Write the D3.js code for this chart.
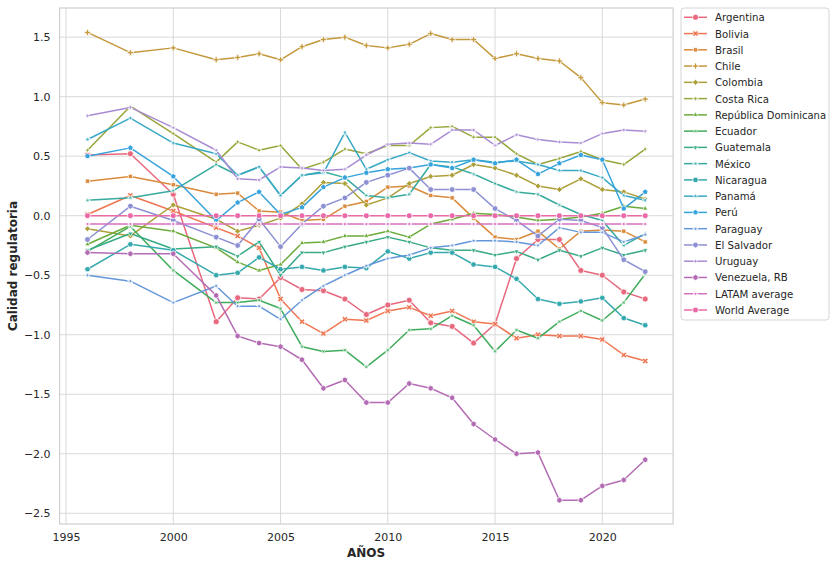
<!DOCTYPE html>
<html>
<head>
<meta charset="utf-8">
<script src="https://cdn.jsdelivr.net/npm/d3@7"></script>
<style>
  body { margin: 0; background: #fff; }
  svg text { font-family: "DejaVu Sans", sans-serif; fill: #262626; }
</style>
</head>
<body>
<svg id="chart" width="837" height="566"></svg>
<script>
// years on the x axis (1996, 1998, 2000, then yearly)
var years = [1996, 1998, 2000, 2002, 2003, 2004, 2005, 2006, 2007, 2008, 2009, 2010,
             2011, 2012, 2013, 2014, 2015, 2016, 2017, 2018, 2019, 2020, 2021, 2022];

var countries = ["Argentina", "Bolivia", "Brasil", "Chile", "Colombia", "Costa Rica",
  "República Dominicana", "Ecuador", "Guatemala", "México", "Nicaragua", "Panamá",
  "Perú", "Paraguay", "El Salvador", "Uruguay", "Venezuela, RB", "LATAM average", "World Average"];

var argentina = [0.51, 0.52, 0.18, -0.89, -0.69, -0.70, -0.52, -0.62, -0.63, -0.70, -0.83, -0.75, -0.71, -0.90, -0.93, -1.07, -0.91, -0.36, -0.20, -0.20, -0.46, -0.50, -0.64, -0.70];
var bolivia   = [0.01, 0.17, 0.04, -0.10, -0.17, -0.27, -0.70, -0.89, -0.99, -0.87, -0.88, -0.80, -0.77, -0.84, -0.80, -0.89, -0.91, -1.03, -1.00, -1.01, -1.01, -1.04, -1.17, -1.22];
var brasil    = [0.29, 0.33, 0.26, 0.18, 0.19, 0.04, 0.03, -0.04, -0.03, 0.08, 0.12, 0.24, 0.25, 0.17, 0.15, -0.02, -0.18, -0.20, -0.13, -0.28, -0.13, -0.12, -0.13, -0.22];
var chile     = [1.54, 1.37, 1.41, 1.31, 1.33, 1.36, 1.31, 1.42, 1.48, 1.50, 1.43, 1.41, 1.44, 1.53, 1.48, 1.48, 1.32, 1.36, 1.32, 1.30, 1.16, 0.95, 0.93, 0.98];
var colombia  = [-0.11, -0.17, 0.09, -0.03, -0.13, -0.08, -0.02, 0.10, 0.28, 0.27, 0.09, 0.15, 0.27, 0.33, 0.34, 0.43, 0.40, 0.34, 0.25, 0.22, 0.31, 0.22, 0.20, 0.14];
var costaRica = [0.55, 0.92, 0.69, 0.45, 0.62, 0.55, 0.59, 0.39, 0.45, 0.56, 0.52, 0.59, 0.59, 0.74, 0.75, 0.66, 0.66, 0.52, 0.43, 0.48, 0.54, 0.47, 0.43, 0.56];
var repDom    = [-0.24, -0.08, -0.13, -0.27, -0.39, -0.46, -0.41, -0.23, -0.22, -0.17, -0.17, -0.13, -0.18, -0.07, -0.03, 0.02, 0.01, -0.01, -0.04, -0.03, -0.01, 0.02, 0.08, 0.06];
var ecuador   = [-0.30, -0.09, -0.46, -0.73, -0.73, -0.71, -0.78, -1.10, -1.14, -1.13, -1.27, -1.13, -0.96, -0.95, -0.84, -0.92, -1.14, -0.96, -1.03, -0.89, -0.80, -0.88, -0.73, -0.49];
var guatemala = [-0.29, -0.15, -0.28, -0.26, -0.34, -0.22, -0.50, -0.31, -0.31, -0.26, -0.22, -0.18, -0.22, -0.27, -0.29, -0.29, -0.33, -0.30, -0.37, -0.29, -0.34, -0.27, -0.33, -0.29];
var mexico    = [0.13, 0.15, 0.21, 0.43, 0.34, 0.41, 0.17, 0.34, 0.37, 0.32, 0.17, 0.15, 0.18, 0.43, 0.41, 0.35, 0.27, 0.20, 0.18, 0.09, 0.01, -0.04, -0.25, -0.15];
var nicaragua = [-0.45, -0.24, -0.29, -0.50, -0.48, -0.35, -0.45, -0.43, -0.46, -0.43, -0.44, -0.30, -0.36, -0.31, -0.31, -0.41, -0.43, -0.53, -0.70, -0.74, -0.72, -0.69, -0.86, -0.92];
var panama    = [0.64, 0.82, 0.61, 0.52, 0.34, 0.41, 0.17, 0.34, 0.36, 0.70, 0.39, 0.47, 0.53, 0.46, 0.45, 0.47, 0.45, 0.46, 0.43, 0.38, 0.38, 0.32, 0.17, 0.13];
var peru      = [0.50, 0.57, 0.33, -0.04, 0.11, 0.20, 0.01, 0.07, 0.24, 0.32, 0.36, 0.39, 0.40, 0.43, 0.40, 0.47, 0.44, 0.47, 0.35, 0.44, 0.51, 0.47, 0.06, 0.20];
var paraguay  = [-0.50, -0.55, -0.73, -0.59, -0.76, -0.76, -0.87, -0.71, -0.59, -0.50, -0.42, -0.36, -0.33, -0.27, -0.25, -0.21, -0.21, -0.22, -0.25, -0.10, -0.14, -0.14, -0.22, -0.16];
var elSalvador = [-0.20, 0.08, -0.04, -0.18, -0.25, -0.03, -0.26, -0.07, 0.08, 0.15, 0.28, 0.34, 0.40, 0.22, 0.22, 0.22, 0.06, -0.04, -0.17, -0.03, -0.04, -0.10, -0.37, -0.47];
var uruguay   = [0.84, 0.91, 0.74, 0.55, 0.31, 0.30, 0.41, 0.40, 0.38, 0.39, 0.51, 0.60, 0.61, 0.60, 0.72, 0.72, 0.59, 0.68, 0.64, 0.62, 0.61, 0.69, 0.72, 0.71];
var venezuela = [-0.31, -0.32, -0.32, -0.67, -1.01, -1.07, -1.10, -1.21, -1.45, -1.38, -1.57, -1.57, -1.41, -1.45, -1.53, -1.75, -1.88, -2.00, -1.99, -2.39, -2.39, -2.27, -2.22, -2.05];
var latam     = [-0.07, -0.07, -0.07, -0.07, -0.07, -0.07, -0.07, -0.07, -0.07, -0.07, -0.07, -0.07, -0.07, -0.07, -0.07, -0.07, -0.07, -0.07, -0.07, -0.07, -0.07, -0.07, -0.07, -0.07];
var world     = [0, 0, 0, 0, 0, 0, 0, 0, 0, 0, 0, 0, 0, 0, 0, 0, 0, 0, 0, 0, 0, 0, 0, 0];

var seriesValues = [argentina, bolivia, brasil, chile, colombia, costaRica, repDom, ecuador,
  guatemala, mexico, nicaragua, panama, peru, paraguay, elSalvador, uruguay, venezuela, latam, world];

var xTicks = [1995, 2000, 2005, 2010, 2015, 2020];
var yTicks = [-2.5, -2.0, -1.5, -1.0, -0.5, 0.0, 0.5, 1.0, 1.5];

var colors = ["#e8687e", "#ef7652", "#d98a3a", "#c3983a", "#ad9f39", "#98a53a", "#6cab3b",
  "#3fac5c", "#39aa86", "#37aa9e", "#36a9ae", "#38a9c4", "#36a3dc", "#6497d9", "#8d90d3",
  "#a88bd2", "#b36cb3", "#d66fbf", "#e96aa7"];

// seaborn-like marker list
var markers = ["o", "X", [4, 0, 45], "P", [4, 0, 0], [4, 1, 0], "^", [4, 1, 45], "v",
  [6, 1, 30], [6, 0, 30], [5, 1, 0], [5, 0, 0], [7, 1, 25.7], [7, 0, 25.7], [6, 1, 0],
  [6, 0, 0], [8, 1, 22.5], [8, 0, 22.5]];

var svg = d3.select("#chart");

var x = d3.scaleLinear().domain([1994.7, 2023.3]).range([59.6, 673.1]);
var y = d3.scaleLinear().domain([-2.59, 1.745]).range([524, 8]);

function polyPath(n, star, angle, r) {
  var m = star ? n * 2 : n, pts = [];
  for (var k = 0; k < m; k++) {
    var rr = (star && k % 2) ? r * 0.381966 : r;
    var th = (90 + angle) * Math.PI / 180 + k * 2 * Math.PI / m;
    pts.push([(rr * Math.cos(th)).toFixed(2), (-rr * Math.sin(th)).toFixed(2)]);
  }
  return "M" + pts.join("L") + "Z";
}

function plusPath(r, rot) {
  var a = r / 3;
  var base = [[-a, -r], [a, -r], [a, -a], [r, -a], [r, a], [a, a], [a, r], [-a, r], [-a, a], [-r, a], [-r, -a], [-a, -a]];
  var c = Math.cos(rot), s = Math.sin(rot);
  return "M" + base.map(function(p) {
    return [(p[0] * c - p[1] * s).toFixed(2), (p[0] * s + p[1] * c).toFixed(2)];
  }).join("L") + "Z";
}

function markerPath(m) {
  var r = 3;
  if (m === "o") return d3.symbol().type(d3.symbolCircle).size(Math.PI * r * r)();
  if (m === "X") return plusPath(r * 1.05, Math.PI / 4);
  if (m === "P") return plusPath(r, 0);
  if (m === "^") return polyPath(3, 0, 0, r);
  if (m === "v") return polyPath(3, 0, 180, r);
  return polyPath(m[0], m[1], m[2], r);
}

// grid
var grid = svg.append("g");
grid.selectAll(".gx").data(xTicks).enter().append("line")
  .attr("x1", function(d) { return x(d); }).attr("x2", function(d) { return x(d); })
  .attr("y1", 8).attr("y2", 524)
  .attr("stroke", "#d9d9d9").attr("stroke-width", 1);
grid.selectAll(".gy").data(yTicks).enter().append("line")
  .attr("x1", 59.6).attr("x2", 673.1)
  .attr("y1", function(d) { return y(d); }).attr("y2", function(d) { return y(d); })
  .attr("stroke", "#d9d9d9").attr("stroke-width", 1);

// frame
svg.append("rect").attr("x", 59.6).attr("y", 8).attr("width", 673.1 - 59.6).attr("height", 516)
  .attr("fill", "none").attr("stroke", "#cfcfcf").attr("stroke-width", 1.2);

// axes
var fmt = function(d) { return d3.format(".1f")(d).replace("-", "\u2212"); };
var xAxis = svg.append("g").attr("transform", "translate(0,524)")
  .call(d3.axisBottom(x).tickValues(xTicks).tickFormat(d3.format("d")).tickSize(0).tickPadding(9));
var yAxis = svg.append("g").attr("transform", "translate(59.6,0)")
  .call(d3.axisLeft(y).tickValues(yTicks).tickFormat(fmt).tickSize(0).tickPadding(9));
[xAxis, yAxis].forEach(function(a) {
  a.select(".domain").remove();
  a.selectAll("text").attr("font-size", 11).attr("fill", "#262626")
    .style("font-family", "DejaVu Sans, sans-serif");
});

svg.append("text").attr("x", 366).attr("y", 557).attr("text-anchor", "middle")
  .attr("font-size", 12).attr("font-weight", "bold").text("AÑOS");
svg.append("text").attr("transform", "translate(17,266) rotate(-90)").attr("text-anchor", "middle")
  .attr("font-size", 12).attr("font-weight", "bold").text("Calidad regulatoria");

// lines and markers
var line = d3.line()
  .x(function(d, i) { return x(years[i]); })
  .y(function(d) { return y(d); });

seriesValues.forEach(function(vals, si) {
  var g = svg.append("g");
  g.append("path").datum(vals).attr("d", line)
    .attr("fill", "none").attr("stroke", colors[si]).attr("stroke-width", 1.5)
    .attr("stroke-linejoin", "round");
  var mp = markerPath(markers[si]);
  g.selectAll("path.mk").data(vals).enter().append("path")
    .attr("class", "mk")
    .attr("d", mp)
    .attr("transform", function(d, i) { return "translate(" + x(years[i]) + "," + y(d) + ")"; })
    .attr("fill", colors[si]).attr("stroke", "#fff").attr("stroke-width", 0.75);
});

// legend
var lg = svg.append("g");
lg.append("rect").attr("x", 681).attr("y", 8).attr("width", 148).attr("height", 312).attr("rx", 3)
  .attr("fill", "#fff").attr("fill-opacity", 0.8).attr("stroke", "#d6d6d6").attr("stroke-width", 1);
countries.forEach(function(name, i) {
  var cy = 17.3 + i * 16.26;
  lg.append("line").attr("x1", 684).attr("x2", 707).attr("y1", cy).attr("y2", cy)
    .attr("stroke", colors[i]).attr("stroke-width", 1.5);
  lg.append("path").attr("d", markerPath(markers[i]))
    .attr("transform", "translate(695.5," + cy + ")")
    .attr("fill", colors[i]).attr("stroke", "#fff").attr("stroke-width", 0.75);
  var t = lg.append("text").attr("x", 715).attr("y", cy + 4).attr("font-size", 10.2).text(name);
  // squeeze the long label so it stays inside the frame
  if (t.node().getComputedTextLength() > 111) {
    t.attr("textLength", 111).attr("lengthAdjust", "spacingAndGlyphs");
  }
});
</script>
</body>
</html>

-=-=-=-=-

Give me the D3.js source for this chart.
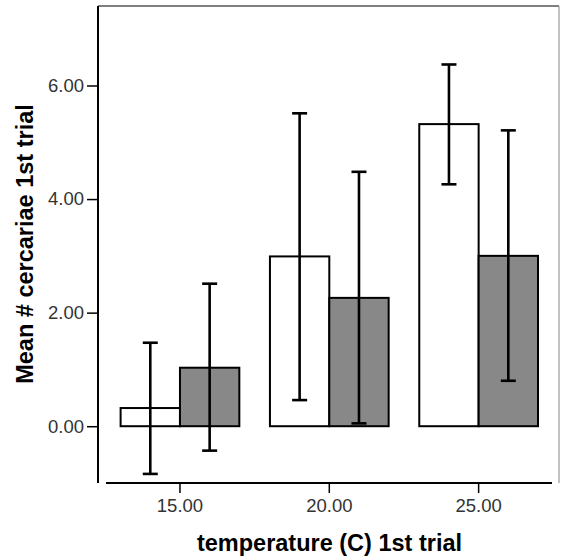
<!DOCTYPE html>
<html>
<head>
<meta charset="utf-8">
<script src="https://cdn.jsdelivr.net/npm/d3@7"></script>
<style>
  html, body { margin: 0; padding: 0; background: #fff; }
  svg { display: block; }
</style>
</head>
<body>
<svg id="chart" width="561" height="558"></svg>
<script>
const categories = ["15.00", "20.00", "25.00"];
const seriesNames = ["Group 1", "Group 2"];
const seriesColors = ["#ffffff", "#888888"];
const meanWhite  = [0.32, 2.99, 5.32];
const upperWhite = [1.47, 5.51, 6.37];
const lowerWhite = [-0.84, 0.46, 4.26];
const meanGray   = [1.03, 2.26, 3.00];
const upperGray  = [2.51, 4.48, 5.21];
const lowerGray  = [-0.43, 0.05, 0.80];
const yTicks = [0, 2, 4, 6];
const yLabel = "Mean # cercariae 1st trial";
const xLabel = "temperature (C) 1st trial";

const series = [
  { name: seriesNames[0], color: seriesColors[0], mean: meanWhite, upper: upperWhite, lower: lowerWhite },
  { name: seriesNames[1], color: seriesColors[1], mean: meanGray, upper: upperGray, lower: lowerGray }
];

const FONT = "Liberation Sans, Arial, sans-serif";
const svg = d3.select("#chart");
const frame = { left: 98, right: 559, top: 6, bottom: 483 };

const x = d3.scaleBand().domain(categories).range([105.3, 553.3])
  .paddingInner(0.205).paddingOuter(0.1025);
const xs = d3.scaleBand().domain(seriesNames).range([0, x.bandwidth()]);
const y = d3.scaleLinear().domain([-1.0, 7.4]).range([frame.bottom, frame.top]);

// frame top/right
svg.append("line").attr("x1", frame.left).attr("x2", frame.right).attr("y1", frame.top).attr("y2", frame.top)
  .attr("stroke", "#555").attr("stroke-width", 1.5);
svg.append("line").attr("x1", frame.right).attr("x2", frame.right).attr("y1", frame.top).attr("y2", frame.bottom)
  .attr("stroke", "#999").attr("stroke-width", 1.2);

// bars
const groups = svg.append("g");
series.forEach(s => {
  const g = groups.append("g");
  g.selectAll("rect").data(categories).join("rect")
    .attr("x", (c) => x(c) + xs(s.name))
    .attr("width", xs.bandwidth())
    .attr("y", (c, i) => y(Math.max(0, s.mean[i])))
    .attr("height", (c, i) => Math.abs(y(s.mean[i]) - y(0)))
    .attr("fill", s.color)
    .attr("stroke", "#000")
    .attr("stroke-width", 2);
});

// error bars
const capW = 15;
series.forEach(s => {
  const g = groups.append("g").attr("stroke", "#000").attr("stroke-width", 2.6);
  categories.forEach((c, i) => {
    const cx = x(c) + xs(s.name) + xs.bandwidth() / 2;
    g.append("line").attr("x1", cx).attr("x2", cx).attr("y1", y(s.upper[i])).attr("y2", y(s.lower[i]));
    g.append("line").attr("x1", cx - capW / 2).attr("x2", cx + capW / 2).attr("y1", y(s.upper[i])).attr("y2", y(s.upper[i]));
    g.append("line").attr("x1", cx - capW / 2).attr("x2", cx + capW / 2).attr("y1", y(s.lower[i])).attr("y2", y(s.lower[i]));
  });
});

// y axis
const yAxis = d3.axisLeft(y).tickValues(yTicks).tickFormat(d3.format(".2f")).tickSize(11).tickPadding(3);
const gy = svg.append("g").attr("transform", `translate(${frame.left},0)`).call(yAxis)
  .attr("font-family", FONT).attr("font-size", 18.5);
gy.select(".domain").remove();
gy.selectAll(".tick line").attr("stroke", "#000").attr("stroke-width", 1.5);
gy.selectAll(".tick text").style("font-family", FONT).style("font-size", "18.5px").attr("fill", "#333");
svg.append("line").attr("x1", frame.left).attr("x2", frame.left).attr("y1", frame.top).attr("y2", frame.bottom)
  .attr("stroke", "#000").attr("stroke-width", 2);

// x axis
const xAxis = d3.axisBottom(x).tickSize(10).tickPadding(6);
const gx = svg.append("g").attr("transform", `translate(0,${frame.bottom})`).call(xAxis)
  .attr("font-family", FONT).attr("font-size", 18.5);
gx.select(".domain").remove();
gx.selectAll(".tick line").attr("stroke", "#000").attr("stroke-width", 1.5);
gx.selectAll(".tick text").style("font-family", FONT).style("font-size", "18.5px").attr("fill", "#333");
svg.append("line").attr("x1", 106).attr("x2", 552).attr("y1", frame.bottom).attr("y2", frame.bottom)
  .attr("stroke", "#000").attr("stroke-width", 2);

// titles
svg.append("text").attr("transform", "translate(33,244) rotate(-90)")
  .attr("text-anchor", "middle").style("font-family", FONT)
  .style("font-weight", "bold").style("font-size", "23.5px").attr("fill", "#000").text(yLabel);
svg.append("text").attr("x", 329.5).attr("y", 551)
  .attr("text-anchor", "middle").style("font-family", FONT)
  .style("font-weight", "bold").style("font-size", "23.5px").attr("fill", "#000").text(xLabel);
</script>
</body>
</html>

-=-=-=-=-

- Aim: Your answer should be a single number: the count of lines that contain "this".

- Output below: 2